- Burmese: စိတ်၏ခြေရာ
- Genre: Drama
- Directed by: Htet Naung Htun
- Starring: Kyaw Htet Zaw; Wint Yamone Naing;
- Country of origin: Myanmar
- Original language: Burmese
- No. of episodes: 18

Production
- Executive producer: Khin Lay
- Producer: Hla Phyo
- Production location: Myanmar
- Running time: 40 minutes Mondays to Fridays at 19:00 (MMT)
- Production company: Forever Group

Original release
- Network: MRTV-4
- Release: 12 February – 7 March 2019

= Sate Ei Chay Yar =

Burmese television series

Sate Ei Chay Yar (စိတ်၏ခြေရာ; lit. 'Footprint of Mind') is a 2019 Burmese psychological drama television series adaptation of a novel with the same name written by Ko Swe (Panorama).
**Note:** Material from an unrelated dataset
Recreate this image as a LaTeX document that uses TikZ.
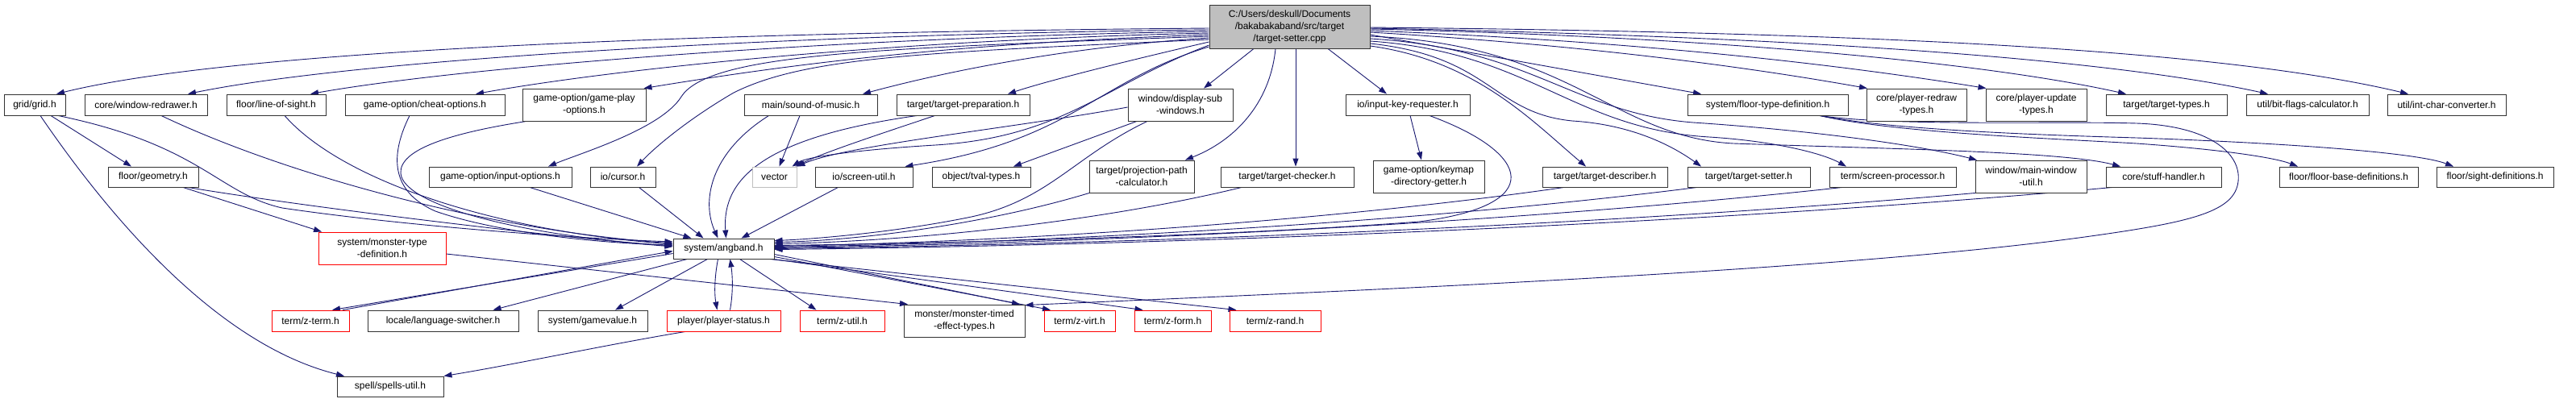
\documentclass[tikz,border=0pt]{standalone}
\usepackage{fontspec}
\setmainfont{Liberation Sans}
\usetikzlibrary{arrows.meta}
\definecolor{eblue}{HTML}{191970}
\definecolor{rootfill}{HTML}{BFBFBF}
\pgfdeclarelayer{bg}
\pgfsetlayers{bg,main}
\newcommand\nd[7]{\node[#7,minimum width={(#4-#2)*1pt},minimum height={(#5-#3)*1pt}] (#1) at ({(#2+#4)/2},{(#3+#5)/2}) {#6};}
\tikzset{
  box/.style={draw=black!80, fill=white, line width=0.9pt, inner sep=0pt, align=center, text=black, font=\fontsize{12}{15}\selectfont},
  redb/.style={box, draw=red},
  grayb/.style={box, draw=rootfill},
  rootb/.style={box, fill=rootfill},
  e/.style={draw=eblue, line width=0.9pt, -{Triangle[length=10pt,width=7pt]}}
}
\begin{document}
\begin{tikzpicture}[x=1pt,y=-1pt]
\useasboundingbox (0,0) rectangle (3195,499);
% row 0
\nd{root}{1500}{6}{1699}{60}{C:/Users/deskull/Documents\\/bakabakaband/src/target\\/target-setter.cpp}{rootb}
% row 1
\nd{grid}{5}{117}{81}{143}{grid/grid.h}{box}
\nd{wredraw}{105}{117}{257}{143}{core/window-redrawer.h}{box}
\nd{los}{281}{117}{404}{143}{floor/line-of-sight.h}{box}
\nd{cheat}{428}{117}{626}{143}{game-option/cheat-options.h}{box}
\nd{gameplay}{648}{110}{801}{150}{game-option/game-play\\-options.h}{box}
\nd{sound}{923}{117}{1088}{143}{main/sound-of-music.h}{box}
\nd{tprep}{1112}{117}{1277}{143}{target/target-preparation.h}{box}
\nd{dsub}{1399}{110}{1529}{150}{window/display-sub\\-windows.h}{box}
\nd{ikr}{1669}{117}{1823}{143}{io/input-key-requester.h}{box}
\nd{ftd}{2093}{117}{2292}{143}{system/floor-type-definition.h}{box}
\nd{predraw}{2315}{110}{2439}{150}{core/player-redraw\\-types.h}{box}
\nd{pupdate}{2463}{110}{2588}{150}{core/player-update\\-types.h}{box}
\nd{ttypes}{2612}{117}{2762}{143}{target/target-types.h}{box}
\nd{bitflags}{2786}{117}{2938}{143}{util/bit-flags-calculator.h}{box}
\nd{intchar}{2961}{117}{3108}{143}{util/int-char-converter.h}{box}
% row 2
\nd{geom}{134}{207}{246}{232}{floor/geometry.h}{box}
\nd{inopt}{532}{207}{709}{232}{game-option/input-options.h}{box}
\nd{cursor}{732}{207}{813}{232}{io/cursor.h}{box}
\nd{vector}{933}{207}{988}{232}{vector}{grayb}
\nd{sutil}{1011}{207}{1132}{232}{io/screen-util.h}{box}
\nd{tval}{1156}{207}{1278}{232}{object/tval-types.h}{box}
\nd{ppc}{1351}{199}{1481}{239}{target/projection-path\\-calculator.h}{box}
\nd{tcheck}{1514}{207}{1679}{232}{target/target-checker.h}{box}
\nd{keymap}{1703}{199}{1841}{239}{game-option/keymap\\-directory-getter.h}{box}
\nd{tdesc}{1913}{207}{2068}{232}{target/target-describer.h}{box}
\nd{tset}{2093}{207}{2245}{232}{target/target-setter.h}{box}
\nd{sproc}{2269}{207}{2426}{232}{term/screen-processor.h}{box}
\nd{mwu}{2450}{199}{2588}{239}{window/main-window\\-util.h}{box}
\nd{stuff}{2612}{207}{2755}{232}{core/stuff-handler.h}{box}
\nd{fbase}{2827}{207}{2999}{232}{floor/floor-base-definitions.h}{box}
\nd{sight}{3022}{207}{3167}{232}{floor/sight-definitions.h}{box}
% row 3
\nd{mtd}{395}{288}{553}{328}{system/monster-type\\-definition.h}{redb}
\nd{angband}{835}{296}{960}{321}{system/angband.h}{box}
% row 4
\nd{zterm}{337}{385}{433}{411}{term/z-term.h}{redb}
\nd{lang}{456}{385}{643}{411}{locale/language-switcher.h}{box}
\nd{gamev}{667}{385}{803}{411}{system/gamevalue.h}{box}
\nd{pstatus}{827}{385}{968}{411}{player/player-status.h}{redb}
\nd{zutil}{992}{385}{1097}{411}{term/z-util.h}{redb}
\nd{mtet}{1121}{378}{1271}{418}{monster/monster-timed\\-effect-types.h}{box}
\nd{zvirt}{1295}{385}{1383}{411}{term/z-virt.h}{redb}
\nd{zform}{1407}{385}{1502}{411}{term/z-form.h}{redb}
\nd{zrand}{1525}{385}{1638}{411}{term/z-rand.h}{redb}
% row 5
\nd{spells}{418}{467}{550}{492}{spell/spells-util.h}{box}

\begin{pgfonlayer}{bg}
\fill[white] (0,0) rectangle (3195,499);
% root -> left row 1
\draw[e] ([yshift=-2pt]root.west) .. controls (900,40) and (300,60) .. ([xshift=27pt]grid.north);
\draw[e] ([yshift=-4pt]root.west) .. controls (1000,42) and (450,72) .. ([xshift=52pt]wredraw.north);
\draw[e] ([yshift=-6pt]root.west) .. controls (1050,46) and (580,82) .. ([xshift=42.5pt]los.north);
\draw[e] ([yshift=-8pt]root.west) .. controls (1100,50) and (760,86) .. ([xshift=63pt]cheat.north);
\draw[e] ([yshift=-10pt]root.west) .. controls (1150,55) and (950,85) .. ([xshift=74pt]gameplay.north);
\draw[e] ([yshift=-14pt]root.west) .. controls (1300,60) and (1150,95) .. ([xshift=64.5pt]sound.north);
\draw[e] ([yshift=-19pt]root.west) .. controls (1400,75) and (1300,100) .. ([xshift=55.5pt]tprep.north);
% root -> left row 2
\draw[e] ([yshift=-12pt]root.west) .. controls (1100,60) and (880,65) .. (845,120) .. controls (820,160) and (720,190) .. ([xshift=59.5pt]inopt.north);
\draw[e] ([yshift=-16pt]root.west) .. controls (1150,65) and (1000,70) .. (910,115) .. controls (850,150) and (810,185) .. ([xshift=17.5pt]cursor.north);
\draw[e] ([yshift=-23pt]root.west) .. controls (1370,105) and (1320,170) .. (1160,180) .. controls (1060,186) and (1000,195) .. ([xshift=22pt]vector.north);
\draw[e] ([yshift=-25pt]root.west) .. controls (1360,100) and (1330,175) .. ([xshift=51pt]sutil.north);
% root -> below
\draw[e] ([xshift=-44.5pt]root.south) -- ([xshift=29pt]dsub.north);
\draw[e] ([xshift=-17.5pt]root.south) .. controls (1575,130) and (1530,175) .. ([xshift=54pt]ppc.north);
\draw[e] ([xshift=7.5pt]root.south) -- ([xshift=10.5pt]tcheck.north);
\draw[e] ([xshift=47.5pt]root.south) -- ([xshift=-26pt]ikr.north);
% root -> right row 2
\draw[e] ([yshift=-24pt]root.east) .. controls (1830,75) and (1900,150) .. ([xshift=-23.5pt]tdesc.north);
\draw[e] ([yshift=-21pt]root.east) .. controls (1850,70) and (1850,140) .. (1950,150) .. controls (2030,155) and (2080,185) .. ([xshift=-59pt]tset.north);
\draw[e] ([yshift=-18pt]root.east) .. controls (1900,65) and (1950,160) .. (2120,170) .. controls (2200,175) and (2260,190) .. ([xshift=-57.5pt]sproc.north);
\draw[e] ([yshift=-15pt]root.east) .. controls (1900,60) and (1950,140) .. (2100,152) .. controls (2250,162) and (2380,180) .. ([xshift=-67pt]mwu.north);
\draw[e] ([yshift=-12pt]root.east) .. controls (1950,55) and (2000,170) .. (2150,178) .. controls (2350,185) and (2560,188) .. ([xshift=-53.5pt]stuff.north);
% root -> right row 1
\draw[e] ([yshift=-10pt]root.east) -- ([xshift=-82.5pt]ftd.north);
\draw[e] ([yshift=-7pt]root.east) .. controls (1950,55) and (2150,80) .. ([xshift=-61pt]predraw.north);
\draw[e] ([yshift=-5pt]root.east) .. controls (2000,50) and (2250,75) .. ([xshift=-62pt]pupdate.north);
\draw[e] ([yshift=-3pt]root.east) .. controls (2100,45) and (2450,75) .. ([xshift=-50pt]ttypes.north);
\draw[e] ([yshift=-2pt]root.east) .. controls (2200,45) and (2600,70) .. ([xshift=-49pt]bitflags.north);
\draw[e] ([yshift=-1pt]root.east) .. controls (2300,40) and (2750,60) .. ([xshift=-47.5pt]intchar.north);
% second level
\draw[e] ([xshift=3pt]ikr.south) -- ([xshift=-9pt]keymap.north);
\draw[e] ([xshift=-13.5pt]sound.south) -- ([xshift=6pt]vector.north);
\draw[e] ([xshift=-35pt]tprep.south) .. controls (1080,170) and (1020,190) .. ([xshift=26pt]vector.north);
\draw[e] ([yshift=-3pt]dsub.west) .. controls (1250,160) and (1050,180) .. (vector.north east);
\draw[e] ([xshift=-54pt]dsub.south) -- ([xshift=40pt]tval.north);
\draw[e] ([xshift=20pt]grid.south) -- ([xshift=-27pt]geom.north);
\draw[e] ([xshift=7pt]grid.south) .. controls (150,290) and (280,430) .. ([xshift=-57pt]spells.north);
\draw[e] ([xshift=37pt]geom.south) -- ([xshift=-75pt]mtd.north);
\draw[e] ([yshift=-7pt]mtd.east) -- ([xshift=-70pt]mtet.north);
% floor-type-definition
\draw[e] ([xshift=64.5pt]ftd.south) .. controls (2350,157) and (2550,150) .. (2650,153) .. controls (2740,156) and (2780,190) .. (2776,225) .. controls (2772,262) and (2720,275) .. (2600,292) .. controls (2300,335) and (1700,360) .. ([yshift=-1pt]mtet.north east);
\draw[e] ([xshift=64.5pt]ftd.south) .. controls (2350,165) and (2550,172) .. (2650,178) .. controls (2750,185) and (2820,195) .. ([xshift=-63pt]fbase.north);
\draw[e] ([xshift=64.5pt]ftd.south) .. controls (2350,162) and (2550,168) .. (2650,171) .. controls (2850,178) and (3000,190) .. ([xshift=-51.5pt]sight.north);
% into angband from the left
\draw[e] ([xshift=29pt]grid.south) .. controls (250,180) and (270,240) .. (350,258) .. controls (500,280) and (700,295) .. ([yshift=8.5pt]angband.west);
\draw[e] ([xshift=19pt]wredraw.south) .. controls (350,215) and (600,285) .. ([yshift=6.5pt]angband.west);
\draw[e] ([xshift=10.5pt]los.south) .. controls (420,220) and (600,285) .. ([yshift=5.5pt]angband.west);
\draw[e] ([xshift=-19pt]cheat.south) .. controls (480,200) and (490,240) .. (540,262) .. controls (620,290) and (750,302) .. ([yshift=4.5pt]angband.west);
\draw[e] ([xshift=-71.5pt]gameplay.south) .. controls (560,165) and (495,185) .. (497,215) .. controls (500,255) and (650,293) .. ([yshift=3.5pt]angband.west);
\draw[e] ([xshift=43pt]geom.south) .. controls (400,260) and (700,295) .. ([yshift=2.5pt]angband.west);
\draw[e] ([xshift=40pt]zterm.north) -- ([yshift=-3pt]angband.west);
% into angband from above
\draw[e] ([xshift=36.5pt]inopt.south) -- ([xshift=-40pt]angband.north);
\draw[e] ([xshift=20pt]cursor.south) -- ([xshift=-25pt]angband.north);
\draw[e] ([xshift=-52pt]sound.south) .. controls (880,190) and (870,250) .. ([xshift=-7pt]angband.north);
\draw[e] ([xshift=-57pt]tprep.south) .. controls (950,170) and (895,220) .. ([xshift=3pt]angband.north);
\draw[e] ([xshift=-32pt]sutil.south) -- ([xshift=22pt]angband.north);
% into angband from the right
\draw[e] ([xshift=-41pt]dsub.south) .. controls (1330,195) and (1300,250) .. (1200,270) .. controls (1100,290) and (1000,297) .. ([yshift=10pt]angband.east);
\draw[e] ([xshift=-65pt]ppc.south) .. controls (1234,275) and (1077,298) .. ([yshift=8pt]angband.east);
\draw[e] ([xshift=-56.5pt]tcheck.south) .. controls (1366,275) and (1134,299) .. ([yshift=6pt]angband.east);
\draw[e] ([xshift=27pt]ikr.south) .. controls (1900,190) and (1920,255) .. (1760,275) .. controls (1500,295) and (1100,303) .. ([yshift=4pt]angband.east);
\draw[e] ([xshift=-50.5pt]tdesc.south) .. controls (1646,275) and (1254,300) .. ([yshift=3pt]angband.east);
\draw[e] ([xshift=-64pt]tset.south) .. controls (1762,276) and (1303,301) .. ([yshift=2pt]angband.east);
\draw[e] ([xshift=-62.5pt]sproc.south) .. controls (1887,276) and (1357,302) .. ([yshift=1pt]angband.east);
\draw[e] ([xshift=-69pt]mwu.south) .. controls (2003,279) and (1407,303) .. (angband.east);
\draw[e] ([xshift=-63.5pt]stuff.south) .. controls (2122,278) and (1458,304) .. ([yshift=-1pt]angband.east);
\draw[e] ([xshift=8pt]pstatus.north) .. controls (909,365) and (909,345) .. ([xshift=8pt]angband.south);
% out of angband
\draw[e] ([yshift=-6pt]angband.west) -- ([xshift=27pt]zterm.north);
\draw[e] ([xshift=-45pt]angband.south) -- ([xshift=62pt]lang.north);
\draw[e] ([xshift=-20pt]angband.south) -- ([xshift=28pt]gamev.north);
\draw[e] ([xshift=-7pt]angband.south) .. controls (886,345) and (886,365) .. ([xshift=-8pt]pstatus.north);
\draw[e] ([xshift=20pt]angband.south) -- ([xshift=-32pt]zutil.north);
\draw[e] ([yshift=-7pt]angband.east) -- ([xshift=69pt]mtet.north);
\draw[e] ([yshift=-10pt]angband.east) -- ([xshift=-36pt]zvirt.north);
\draw[e] ([xshift=-2pt]angband.south east) -- ([xshift=-37pt]zform.north);
\draw[e] ([xshift=-6pt]angband.south east) -- ([xshift=-48pt]zrand.north);
\draw[e] ([xshift=-47.5pt]pstatus.south) .. controls (750,428) and (640,452) .. (spells.north east);
\end{pgfonlayer}
\end{tikzpicture}
\end{document}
It aired on MRTV-4, from February 12 to March 7, 2019, on Mondays to Fridays at 19:00 for 18 episodes.

==Synopsis==
A taxi driver is brought to a house by a mysterious passenger where he learns that a young woman who died five years ago may be connected to his previous life, and that her spirit seems to be attempting to remind him of something he has forgotten.

==Cast==
- Kyaw Htet Zaw as
  - Myat Htun, Wai Lwin's previous life.
  - Wai Lwin, a taxi driver and Myat Htun's reincarnation who was born with strange birthmarks.
- Wint Yamone Naing as
  - Khin Kyawt May, Chaw Yupar's previous life.
  - Chaw Yupar, deceased daughter of [name unspecified] and Khin Kyawt May's reincarnation.
- Phone Shein Khant as Htun Thite, Myat Htun's best friend
- Wai Yan Kyaw as Yan Naing
- Han Na Lar as Sandi Myint
- Phu Sone as Chaw Yupar's mother
- Hein Yatu as Nay Thurein

==Production==
===Music===
A full version of the series theme song 'Sate Ei Chay Yar' was recorded by Thar Dee Lu and released as promotional single by Legacy Music Network on May 13, 2019. An official music video was released on YouTube and Pyone Play.